TOKYO (Reuters) - In a blow to Prime Minister Shinzo Abe, Japan’s newly appointed trade and industry minister plans to resign following reports that some of her support groups misused political funds, Japanese media said on Saturday.
Yuko Obuchi, the 40-year-old daughter of a former premier, has told people close to Abe that she plans to resign and take responsibility for a furor she caused, the Nikkei newspaper said, without citing any sources.
“What I have to do right now is to conduct a thorough investigation into the political funding issue,” Obuchi told reporters on Saturday, when asked whether she intended to quit.
Obuchi also said she did not plan to meet the prime minister on Saturday, when he was due to return from an Asia-Europe summit in Italy.
Abe tapped Obuchi, a telegenic mother of two young children, less than two months ago to head the powerful METI. She was one of five women Abe chose in a cabinet reshuffle in an effort to bolster his popularity by showing his commitment to promoting women.
Regarded as a possible future contender to become Japan’s first woman prime minister, Obuchi apologized at a parliamentary panel on Thursday in the wake of the reports of the misuse of funds, which could violate electoral and political funding laws.
“I feel that ignorance is no excuse,” Obuchi said on Friday in response to repeated questions at a parliamentary panel.
A Ministry of Economy, Trade and Industry (METI) spokesman said he was unaware of any plans by Obuchi to quit. The ministry said later that her visit to central Japan on Saturday was canceled to avoid expected “disorder”. No one answered the phone at her political office.
The weekly magazine Shukan Shincho reported that two political support groups in Obuchi’s constituency had spent some 26 million yen ($245,600) on theater tickets for her backers in 2010 and 2011. Major newspapers also followed up on the allegations made by the magazine.
She said she believed her supporters had paid for the theater events themselves but was aware it would be a violation of the law if her political groups made additional payments.

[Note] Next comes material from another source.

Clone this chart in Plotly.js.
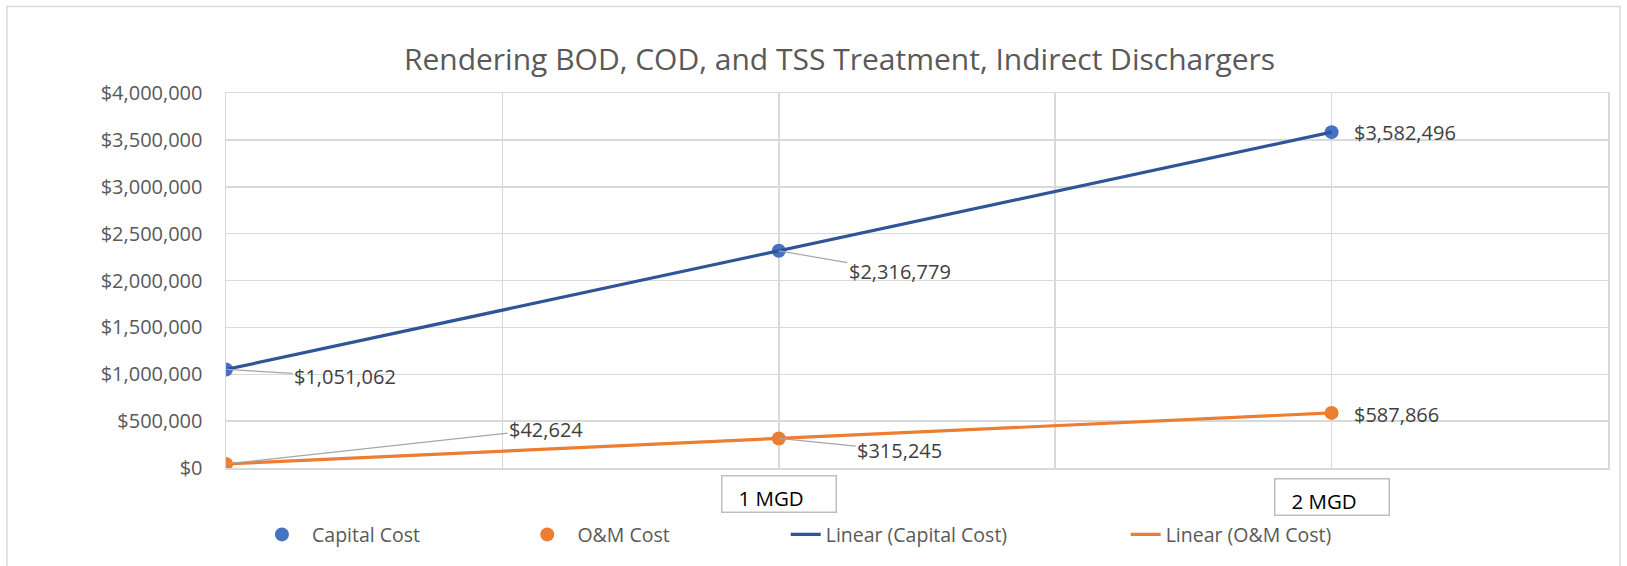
<!DOCTYPE html>
<html>
<head>
<meta charset="utf-8">
<script src="https://cdn.plot.ly/plotly-3.0.1.min.js"></script>
<style>html,body{margin:0;padding:0;background:#fff;}#chart{width:1627px;height:566px;}</style>
</head>
<body>
<div id="chart"></div>
<script>
// Data
const flowMGD = [0, 1, 2];
const capitalCost = [1051062, 2316779, 3582496];
const omCost = [42624, 315245, 587866];
const capitalLabels = ["$1,051,062", "$2,316,779", "$3,582,496"];
const omLabels = ["$42,624", "$315,245", "$587,866"];
const xBoxLabels = ["1 MGD", "2 MGD"];
const xBoxPositions = [1, 2];
const seriesNames = ["Capital Cost", "O&M Cost", "Linear (Capital Cost)", "Linear (O&M Cost)"];

const FONT = "'Open Sans', sans-serif";
const GRID = "#d9d9d9";
const PAD = "\u00a0\u00a0";

const traces = [
  {x: flowMGD, y: capitalCost, mode: "markers", name: PAD + seriesNames[0],
   marker: {color: "#4472c4", size: 14}, legend: "legend", hoverinfo: "skip"},
  {x: flowMGD, y: omCost, mode: "markers", name: PAD + seriesNames[1],
   marker: {color: "#ed7d31", size: 14}, legend: "legend2", hoverinfo: "skip"},
  {x: flowMGD, y: capitalCost, mode: "lines", name: seriesNames[2],
   line: {color: "#2f5597", width: 3.2}, legend: "legend3", hoverinfo: "skip"},
  {x: flowMGD, y: omCost, mode: "lines", name: seriesNames[3],
   line: {color: "#ed7d31", width: 3.2}, legend: "legend4", hoverinfo: "skip"}
];

const lblFont = {family: FONT, size: 20, color: "#404040"};
const leader = {showarrow: true, arrowhead: 0, arrowwidth: 1.2, arrowcolor: "#a6a6a6", standoff: 0};

const annotations = [
  Object.assign({x: flowMGD[0], y: capitalCost[0], text: capitalLabels[0], ax: 119, ay: 7, font: lblFont}, leader),
  Object.assign({x: flowMGD[1], y: capitalCost[1], text: capitalLabels[1], ax: 121, ay: 21, font: lblFont}, leader),
  {x: flowMGD[2], y: capitalCost[2], text: capitalLabels[2], showarrow: false, xanchor: "left", xshift: 20, yshift: 0, font: lblFont},
  Object.assign({x: flowMGD[0], y: omCost[0], text: omLabels[0], ax: 320, ay: -35, font: lblFont}, leader),
  Object.assign({x: flowMGD[1], y: omCost[1], text: omLabels[1], ax: 121, ay: 12, font: lblFont}, leader),
  {x: flowMGD[2], y: omCost[2], text: omLabels[2], showarrow: false, xanchor: "left", xshift: 20, yshift: -2, font: lblFont}
];

const boxY = [-0.068, -0.076];
xBoxLabels.forEach(function (t, i) {
  annotations.push({
    x: xBoxPositions[i], xref: "x", y: boxY[i], yref: "paper",
    text: "\u00a0\u00a0\u00a0" + t, showarrow: false,
    xanchor: "center", yanchor: "middle",
    width: 113, height: 35, align: "left", valign: "bottom",
    bordercolor: "#bfbfbf", borderwidth: 1.5, borderpad: 0,
    bgcolor: "#ffffff",
    font: {family: FONT, size: 20.5, color: "#000000"}
  });
});

function legendAt(x) {
  return {x: x, xanchor: "left", y: -0.178, yanchor: "middle", orientation: "h",
          font: {family: FONT, size: 19.5, color: "#595959"}, bgcolor: "rgba(0,0,0,0)"};
}

const layout = {
  width: 1627, height: 566,
  margin: {l: 226, r: 19, t: 93, b: 96},
  paper_bgcolor: "#ffffff", plot_bgcolor: "#ffffff",
  title: {text: "Rendering BOD, COD, and TSS Treatment, Indirect Dischargers",
          x: 0.516, xref: "container", xanchor: "center",
          y: 0.895, yref: "container", yanchor: "middle",
          font: {family: FONT, size: 30, color: "#595959"}},
  xaxis: {range: [0, 2.5], dtick: 0.5, tick0: 0, showticklabels: false,
          showgrid: true, gridcolor: GRID, gridwidth: 1.5, zeroline: false,
          showline: true, linecolor: GRID, linewidth: 1.5, mirror: true, fixedrange: true},
  yaxis: {range: [0, 4000000], dtick: 500000, tick0: 0, tickformat: "$,.0f",
          showgrid: true, gridcolor: GRID, gridwidth: 1.5, zeroline: false,
          showline: true, linecolor: GRID, linewidth: 1.5, mirror: true,
          ticklabelstandoff: 18,
          tickfont: {family: FONT, size: 20, color: "#595959"}, fixedrange: true},
  showlegend: true,
  legend: legendAt(0.026),
  legend2: legendAt(0.218),
  legend3: legendAt(0.405),
  legend4: legendAt(0.651),
  annotations: annotations,
  shapes: [{type: "rect", xref: "paper", yref: "paper", x0: -0.1585, x1: 1.0087, y0: -0.4, y1: 1.2308,
            line: {color: GRID, width: 1.5}, layer: "below"}]
};

Plotly.newPlot("chart", traces, layout, {displayModeBar: false, staticPlot: true});
</script>
</body>
</html>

After her appointment, Obuchi was given the tough task of trying to gain public trust for the government’s unpopular policy of restarting nuclear reactors following the 2011 Fukushima atomic disaster.
Abe had hoped the soft-spoken Obuchi would be able to ease opposition to nuclear power, but the controversy around her could hinder the government’s plan for restarting the reactors, according to some political analysts.
The ruling coalition has a hefty majority in parliament, but the opposition Democratic Party (DPJ) has been targeting new cabinet ministers in parliamentary debates in the hope of denting Abe’s popularity, still relatively robust at around 50 percent.
The DPJ on Friday filed a criminal complaint against Justice Minister Midori Matsushima, accusing her of violating the election law by distributing paper fans to voters in her district, domestic media reported. The DPJ has demanded that Matsushima resign.
Abe’s first brief tenure as prime minister in 2006-2007 was marked by scandals among his cabinet members, several of whom were forced to resign and one who committed suicide, but after his return to office in December 2012, his first cabinet was relatively scandal-free.